On peut tout faire avec des baïonnettes, sauf s’y asseoir.
La peur est un ciment qui se fissure dès qu’il sèche.
Tu aurais pu être le chef d’un passage historique — celui qui rend à la Guinée sa respiration et à l’État sa dignité.
Tu aurais pu incarner la rupture entre l’État des privilèges et celui du devoir.
Mais tu as préféré l’autorité à la raison, la force à la parole.
Comme le rappelait Machiavel, un dirigeant soutenu par le peuple doit savoir en préserver l’amitié,
car c’est d’elle que vient la véritable force du pouvoir.
Tu as perdu cette amitié, Général, et nul pouvoir, fût-il armé, ne résiste longtemps à l’indifférence ou à la colère de son peuple.
Autour de toi, le silence est organisé.
Ceux qui te craignent t’acclament. Ceux qui t’obéissent se taisent.
Tu vis au centre d’une tranquillité factice, entouré d’hommes qui te disent ce que tu veux entendre.
Mais cette paix-là n’est pas la paix : c’est une anesthésie.
La CEDEAO s’est tue, l’Union africaine s’est détournée, les chancelleries ont préféré la stabilité des contrats à la fidélité des principes.
Ce silence n’est pas neutre : il est complice.
C’est dans le projet Simandou que cette duplicité atteint son comble.
On le présente comme une victoire nationale, mais il n’est qu’un théâtre de rivalités étrangères.
Rio Tinto, Winning Consortium, la Chine, Singapour, la Finlande, l’Allemagne, les États-Unis, l’Inde : chacun avance ses pions,
et toi, tu crois diriger la partie.
Mais c’est une partie où les règles sont écrites ailleurs.
Cheikh Anta Diop l’avait dit : « L’Afrique ne sera libre que lorsqu’elle contrôlera la production et la distribution de ses richesses. »

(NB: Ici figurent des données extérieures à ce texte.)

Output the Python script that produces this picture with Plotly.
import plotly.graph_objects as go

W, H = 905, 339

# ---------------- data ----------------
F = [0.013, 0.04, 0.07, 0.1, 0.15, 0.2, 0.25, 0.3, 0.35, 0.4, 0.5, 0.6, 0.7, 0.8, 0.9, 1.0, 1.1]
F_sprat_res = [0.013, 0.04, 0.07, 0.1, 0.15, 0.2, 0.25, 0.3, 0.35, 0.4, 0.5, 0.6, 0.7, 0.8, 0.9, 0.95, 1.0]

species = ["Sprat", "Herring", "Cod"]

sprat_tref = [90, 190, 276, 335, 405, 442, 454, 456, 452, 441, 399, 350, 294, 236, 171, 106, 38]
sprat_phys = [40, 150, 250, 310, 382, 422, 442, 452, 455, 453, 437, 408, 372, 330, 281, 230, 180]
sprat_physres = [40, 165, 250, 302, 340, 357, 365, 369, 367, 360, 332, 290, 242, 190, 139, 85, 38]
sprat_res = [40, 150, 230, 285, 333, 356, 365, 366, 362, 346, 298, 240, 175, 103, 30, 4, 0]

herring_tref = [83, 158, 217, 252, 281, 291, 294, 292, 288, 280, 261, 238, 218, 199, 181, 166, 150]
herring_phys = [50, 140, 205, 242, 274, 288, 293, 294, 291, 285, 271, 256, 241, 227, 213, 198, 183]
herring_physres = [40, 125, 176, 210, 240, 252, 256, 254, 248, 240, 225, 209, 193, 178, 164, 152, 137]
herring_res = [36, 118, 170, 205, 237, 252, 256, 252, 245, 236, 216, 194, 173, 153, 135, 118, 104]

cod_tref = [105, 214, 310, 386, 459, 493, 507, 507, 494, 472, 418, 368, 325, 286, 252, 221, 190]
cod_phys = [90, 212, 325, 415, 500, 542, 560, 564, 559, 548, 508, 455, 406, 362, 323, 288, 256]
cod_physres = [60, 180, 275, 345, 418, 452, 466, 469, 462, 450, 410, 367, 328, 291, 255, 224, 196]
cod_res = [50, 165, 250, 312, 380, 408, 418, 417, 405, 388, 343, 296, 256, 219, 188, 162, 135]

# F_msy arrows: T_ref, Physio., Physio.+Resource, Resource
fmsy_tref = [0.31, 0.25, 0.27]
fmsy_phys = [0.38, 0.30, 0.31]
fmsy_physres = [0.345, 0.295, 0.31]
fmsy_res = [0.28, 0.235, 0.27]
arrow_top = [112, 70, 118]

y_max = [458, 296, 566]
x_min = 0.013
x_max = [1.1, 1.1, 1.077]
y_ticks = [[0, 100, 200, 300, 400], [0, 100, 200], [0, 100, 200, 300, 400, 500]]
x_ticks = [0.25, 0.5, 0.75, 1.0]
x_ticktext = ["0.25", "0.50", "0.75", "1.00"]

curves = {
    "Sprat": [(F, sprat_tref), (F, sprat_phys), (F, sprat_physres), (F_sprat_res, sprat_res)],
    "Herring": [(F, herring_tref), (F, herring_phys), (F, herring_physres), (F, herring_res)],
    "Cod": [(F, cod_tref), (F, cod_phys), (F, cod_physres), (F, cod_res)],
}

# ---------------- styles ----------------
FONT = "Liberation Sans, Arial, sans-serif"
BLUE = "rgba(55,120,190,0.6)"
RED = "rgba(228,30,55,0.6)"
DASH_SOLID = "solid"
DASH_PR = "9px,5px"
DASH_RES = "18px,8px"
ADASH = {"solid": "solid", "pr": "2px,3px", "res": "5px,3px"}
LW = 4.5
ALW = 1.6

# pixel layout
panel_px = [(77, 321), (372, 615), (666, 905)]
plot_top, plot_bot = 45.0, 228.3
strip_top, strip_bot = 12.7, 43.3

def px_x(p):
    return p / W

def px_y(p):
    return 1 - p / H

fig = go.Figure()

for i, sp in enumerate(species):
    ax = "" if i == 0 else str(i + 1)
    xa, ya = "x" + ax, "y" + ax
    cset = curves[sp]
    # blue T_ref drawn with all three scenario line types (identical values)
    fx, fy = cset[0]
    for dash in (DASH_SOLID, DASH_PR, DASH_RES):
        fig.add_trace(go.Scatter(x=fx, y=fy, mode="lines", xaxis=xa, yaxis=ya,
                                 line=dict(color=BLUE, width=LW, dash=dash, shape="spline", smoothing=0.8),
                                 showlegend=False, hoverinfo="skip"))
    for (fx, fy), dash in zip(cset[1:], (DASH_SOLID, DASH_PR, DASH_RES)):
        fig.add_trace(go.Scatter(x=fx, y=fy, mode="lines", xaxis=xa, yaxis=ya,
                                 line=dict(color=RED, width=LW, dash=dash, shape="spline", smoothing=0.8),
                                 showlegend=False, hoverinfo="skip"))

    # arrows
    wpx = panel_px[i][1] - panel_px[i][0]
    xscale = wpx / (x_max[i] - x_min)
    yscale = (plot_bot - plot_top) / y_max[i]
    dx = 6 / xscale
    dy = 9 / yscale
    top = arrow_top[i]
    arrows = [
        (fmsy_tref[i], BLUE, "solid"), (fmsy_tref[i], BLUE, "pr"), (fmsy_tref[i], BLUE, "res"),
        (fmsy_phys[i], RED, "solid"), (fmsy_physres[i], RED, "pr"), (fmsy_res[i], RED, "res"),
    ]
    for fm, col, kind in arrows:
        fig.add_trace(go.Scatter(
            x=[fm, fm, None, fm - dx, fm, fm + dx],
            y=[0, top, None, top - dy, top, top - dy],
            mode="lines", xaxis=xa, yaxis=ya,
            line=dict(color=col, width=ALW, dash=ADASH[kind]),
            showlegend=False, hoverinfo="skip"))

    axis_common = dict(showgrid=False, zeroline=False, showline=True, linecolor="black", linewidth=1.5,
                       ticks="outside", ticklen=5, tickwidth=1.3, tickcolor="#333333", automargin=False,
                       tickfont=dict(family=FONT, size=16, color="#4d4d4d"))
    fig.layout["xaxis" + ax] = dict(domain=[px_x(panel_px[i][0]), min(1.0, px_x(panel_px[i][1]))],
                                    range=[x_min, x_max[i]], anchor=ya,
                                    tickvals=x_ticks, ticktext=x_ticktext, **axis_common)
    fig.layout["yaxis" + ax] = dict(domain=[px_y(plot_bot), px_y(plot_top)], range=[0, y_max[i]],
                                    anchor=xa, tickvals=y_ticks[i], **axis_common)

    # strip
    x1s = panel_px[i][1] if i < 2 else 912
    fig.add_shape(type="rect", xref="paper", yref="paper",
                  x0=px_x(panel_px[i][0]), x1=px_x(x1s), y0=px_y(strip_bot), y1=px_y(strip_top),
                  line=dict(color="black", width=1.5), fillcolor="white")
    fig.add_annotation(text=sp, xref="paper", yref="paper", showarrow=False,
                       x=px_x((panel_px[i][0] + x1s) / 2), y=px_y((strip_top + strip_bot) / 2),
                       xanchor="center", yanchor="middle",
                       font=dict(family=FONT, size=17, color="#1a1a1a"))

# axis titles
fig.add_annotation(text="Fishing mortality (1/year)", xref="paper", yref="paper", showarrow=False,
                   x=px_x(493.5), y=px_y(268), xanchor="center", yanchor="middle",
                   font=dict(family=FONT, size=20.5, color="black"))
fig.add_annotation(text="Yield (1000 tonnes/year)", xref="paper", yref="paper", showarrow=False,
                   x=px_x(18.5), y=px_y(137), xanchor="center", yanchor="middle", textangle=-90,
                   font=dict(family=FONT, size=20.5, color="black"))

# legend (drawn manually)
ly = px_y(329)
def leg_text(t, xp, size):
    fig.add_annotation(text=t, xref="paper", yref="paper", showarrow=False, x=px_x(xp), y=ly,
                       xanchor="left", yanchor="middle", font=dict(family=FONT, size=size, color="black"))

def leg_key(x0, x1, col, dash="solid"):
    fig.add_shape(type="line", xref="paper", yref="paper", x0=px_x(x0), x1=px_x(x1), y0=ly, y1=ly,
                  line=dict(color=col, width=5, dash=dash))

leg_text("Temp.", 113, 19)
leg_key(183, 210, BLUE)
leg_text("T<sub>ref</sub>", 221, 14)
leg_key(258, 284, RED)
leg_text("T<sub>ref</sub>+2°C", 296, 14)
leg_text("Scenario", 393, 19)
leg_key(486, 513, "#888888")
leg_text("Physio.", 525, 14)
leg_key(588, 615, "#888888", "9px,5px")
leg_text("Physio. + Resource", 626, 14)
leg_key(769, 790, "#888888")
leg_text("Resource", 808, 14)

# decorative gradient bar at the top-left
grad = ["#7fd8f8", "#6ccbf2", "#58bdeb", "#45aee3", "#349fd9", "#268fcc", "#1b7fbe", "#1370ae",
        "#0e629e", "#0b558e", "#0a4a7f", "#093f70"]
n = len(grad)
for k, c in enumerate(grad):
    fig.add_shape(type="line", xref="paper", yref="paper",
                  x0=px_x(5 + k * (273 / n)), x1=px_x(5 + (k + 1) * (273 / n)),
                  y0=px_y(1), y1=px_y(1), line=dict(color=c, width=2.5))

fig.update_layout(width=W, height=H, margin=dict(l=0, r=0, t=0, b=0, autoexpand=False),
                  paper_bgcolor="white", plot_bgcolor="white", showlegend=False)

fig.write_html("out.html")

Et Fanon avertissait : « Quand les richesses d’un pays ne servent pas son peuple, elles deviennent les chaînes de sa servitude. »
Les rails qu’on construit ne sont pas des routes de développement, mais des veines ouvertes où s’écoule la substance d’un pays qui s’ignore.
L’économie que tu diriges aujourd’hui n’est pas une rupture, mais une répétition.
Sékou Touré avait fait de l’État l’unique acteur, Lansana Conté a livré le pays au marché, Alpha Condé a politisé la dépendance.
De la Révolution à la Réforme, la même logique s’est perpétuée :
un État sans production, un pouvoir sans partage, une richesse sans nation.
Tu prétends refonder, mais tu perpétues.
Ce que tu appelles “refondation” n’est que la continuité d’un vieux modèle :
un État qui distribue la richesse au lieu de la produire,
qui gouverne par la rente au lieu de la vision.
Tu n’es pas sans mémoire, Général.
Tu sais ce que la Guinée a déjà vécu :
Sékou Touré a proclamé la liberté pour en faire une terreur,
Lansana Conté la stabilité pour en faire une lassitude,
Dadis Camara la rectitude pour en faire un drame,
Alpha Condé la démocratie pour en faire un slogan creux.
Et aujourd’hui, toi, Mamadi Doumbouya, tu sembles répéter ce cycle infernal des promesses trahies.
Chaque libérateur finit par devenir gardien de sa propre forteresse.
Tu es encore jeune.
L’histoire t’offre une chance rare : celle de te racheter avant qu’elle ne t’efface.
Si tu écoutais la voix de la raison plutôt que celle de la peur,
tu comprendrais que la vraie force n’est pas dans la domination, mais dans la maîtrise de soi.
Tu pourrais encore rouvrir le dialogue, libérer les détenus politiques, restaurer les partis,
rendre au peuple le droit de choisir.
Tu pourrais devenir l’homme qui a mis fin, non pas à un régime, mais à une spirale.
Tu gagneras peut-être encore quelques batailles — celles des apparences, des urnes verrouillées, des silences imposés.
Mais la guerre contre le temps, contre la vérité, contre la mémoire, tu ne la gagneras jamais.
Souviens-toi : gouverner, ce n’est pas conquérir. C’est servir. Et servir, c’est savoir s’effacer.
Dans la guerre du pouvoir contre l’Histoire, il n’y a qu’un seul vainqueur : le temps.
Le temps, qui emporte les mensonges et ne garde que la vérité.
Le temps, qui efface les statues et ressuscite les consciences.
Le temps, qui finit toujours par rendre au peuple ce qu’on lui a volé.